20"Since you died with Christ to the basic principles of this world, why, as though you still belonged to it, do you submit to its rules."
Colossians 2:20
Identified with Christ or identified with Christianity? That's a question I find myself asking. As I long for spiritual authenticity and a desire to "be real," what am I really portraying in my life. Do I, however, long to be good or do I long to be Christ? Where does my allegiance lie - to an ideology or to a person?
If you are involved in vocational ministry its much easier to fake. Everyone expects you to be on target; even on your "bad" days you know the right words for a beautiful facade. Because of these lofty expectations, there is little accountability unless you initiate it yourself. Perhaps, this is why many church and ministry leaders are in such turmoil today - lack of accountability.
If you, however, strive to represent Christ in the workplace, its much harder. Things such as business ethics, attitudes and co-worker relationships are visual representations of your relationship with Christ.
But, in both spectrums, all things mentioned are still visual representations and I, therefore, find myself trying to "look the part." And, then, what if I screw up? What then? Does God throw a ball at me and scream, "Tag You're Out!" only waiting for the game to be over or somehow trying to get back in to play again? Perhaps, on the next round, I won't get out, but I'll successfully dodge all temptations and make it through. I feel bad, not (if I'm brutally honest) because it saddens Christ, but, more so, because it puts a blemish on my reputation. "Here I am trying to be a good Christian. Now what will people think of me?" And once again, I am more concerned with my Christianity than I am with Jesus Christ.

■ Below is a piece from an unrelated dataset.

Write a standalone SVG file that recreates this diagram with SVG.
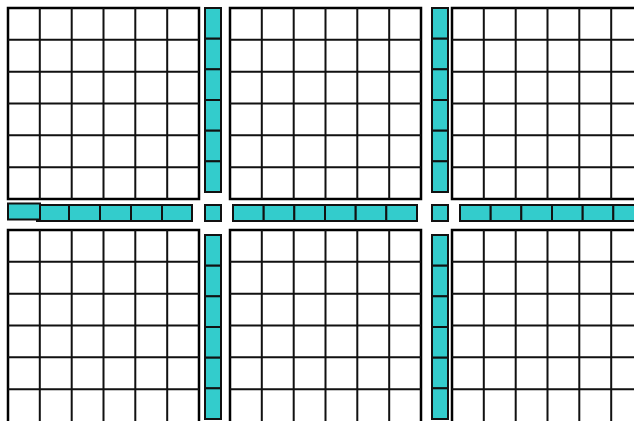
<svg xmlns="http://www.w3.org/2000/svg" width="634" height="421" viewBox="0 0 634 421">
<defs>
<style>
.g{fill:#fff;stroke:#000;stroke-width:2.5}
.l{stroke:#111;stroke-width:2;fill:none}
.c{fill:#33cccc;stroke:#111;stroke-width:2}
</style>
<g id="gridcells">
<rect class="g" x="0" y="0" width="191" height="191"/>
<path class="l" d="M31.8 0V191M63.7 0V191M95.5 0V191M127.3 0V191M159.2 0V191M0 31.8H191M0 63.7H191M0 95.5H191M0 127.3H191M0 159.2H191"/>
</g>
<g id="gridopen">
<rect fill="#fff" x="0" y="0" width="191" height="200"/>
<path class="l" style="stroke:#000;stroke-width:2.5" d="M0 200V0H191V200"/>
<path class="l" d="M31.8 0V200M63.7 0V200M95.5 0V200M127.3 0V200M159.2 0V200M0 31.8H191M0 63.7H191M0 95.5H191M0 127.3H191M0 159.2H191"/>
</g>
<g id="vbar">
<rect class="c" x="0" y="0" width="16" height="30.7"/>
<rect class="c" x="0" y="30.7" width="16" height="30.7"/>
<rect class="c" x="0" y="61.3" width="16" height="30.7"/>
<rect class="c" x="0" y="92" width="16" height="30.7"/>
<rect class="c" x="0" y="122.7" width="16" height="30.7"/>
<rect class="c" x="0" y="153.3" width="16" height="30.7"/>
</g>
<g id="hbar">
<rect class="c" x="0" y="0" width="30.7" height="16"/>
<rect class="c" x="30.7" y="0" width="30.7" height="16"/>
<rect class="c" x="61.3" y="0" width="30.7" height="16"/>
<rect class="c" x="92" y="0" width="30.7" height="16"/>
<rect class="c" x="122.7" y="0" width="30.7" height="16"/>
<rect class="c" x="153.3" y="0" width="30.7" height="16"/>
</g>
</defs>
<rect width="634" height="421" fill="#fff"/>
<g id="grid-top-left"><use href="#gridcells" x="8" y="8"/></g>
<g id="grid-top-middle"><use href="#gridcells" x="230" y="8"/></g>
<g id="grid-top-right"><use href="#gridcells" x="452" y="8"/></g>
<g id="grid-bottom-left"><use href="#gridopen" x="8" y="230"/></g>
<g id="grid-bottom-middle"><use href="#gridopen" x="230" y="230"/></g>
<g id="grid-bottom-right"><use href="#gridopen" x="452" y="230"/></g>
<g id="vbar-top-left"><use href="#vbar" x="205" y="8"/></g>
<g id="vbar-top-right"><use href="#vbar" x="432" y="8"/></g>
<g id="vbar-bottom-left"><use href="#vbar" x="205" y="235"/></g>
<g id="vbar-bottom-right"><use href="#vbar" x="432" y="235"/></g>
<g id="hbar-left">
<rect class="c" x="37" y="205" width="32" height="16"/>
<rect class="c" x="69" y="205" width="31" height="16"/>
<rect class="c" x="100" y="205" width="31" height="16"/>
<rect class="c" x="131" y="205" width="31" height="16"/>
<rect class="c" x="162" y="205" width="30" height="16"/>
<rect class="c" x="8" y="203.5" width="32" height="16"/>
</g>
<g id="hbar-middle"><use href="#hbar" x="233" y="205"/></g>
<g id="hbar-right"><use href="#hbar" x="460" y="205"/></g>
<g id="unit-left"><rect class="c" x="205" y="205" width="16" height="16"/></g>
<g id="unit-right"><rect class="c" x="432" y="205" width="16" height="16"/></g>
</svg>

But, in the end, will I have succeeded in Christianity yet failed in representing Christ? Its much more that catchy wristband phrases and T-shirt sales gimics such as, "It's not about rules, but about a relationship." I can watch Oprah and feel good about myself. Representing Jesus Christ is much more than saying, "I love him." Identification with Christ is not only about a relationship, but about heart conditions, self-discipline and sacrifice - you know all those things we don't like talking about and that really make us uncomfortable.
If my passion was greater for Christ than for being a great Christian, I, then would understand the fullness and completeness of God's grace and I would realize that I'm always "in" and never "out" of the game. I would spend less time dodging temptations and more time just walking with him (which, of course, is what he'd prefer and has invited me to do).
To quote the movie, The Gospel, "We should spend less time looking good, and more time being good."
This was what God revealed to me in my time with him this morning. Honesty? Yes. Uncomfortable? Yes. Challenged? Definitely. But, it's what I want and what I need. I desire authentic disciples. I expect it from myself, and I expect it from you.
Now, what about you? Where are you at?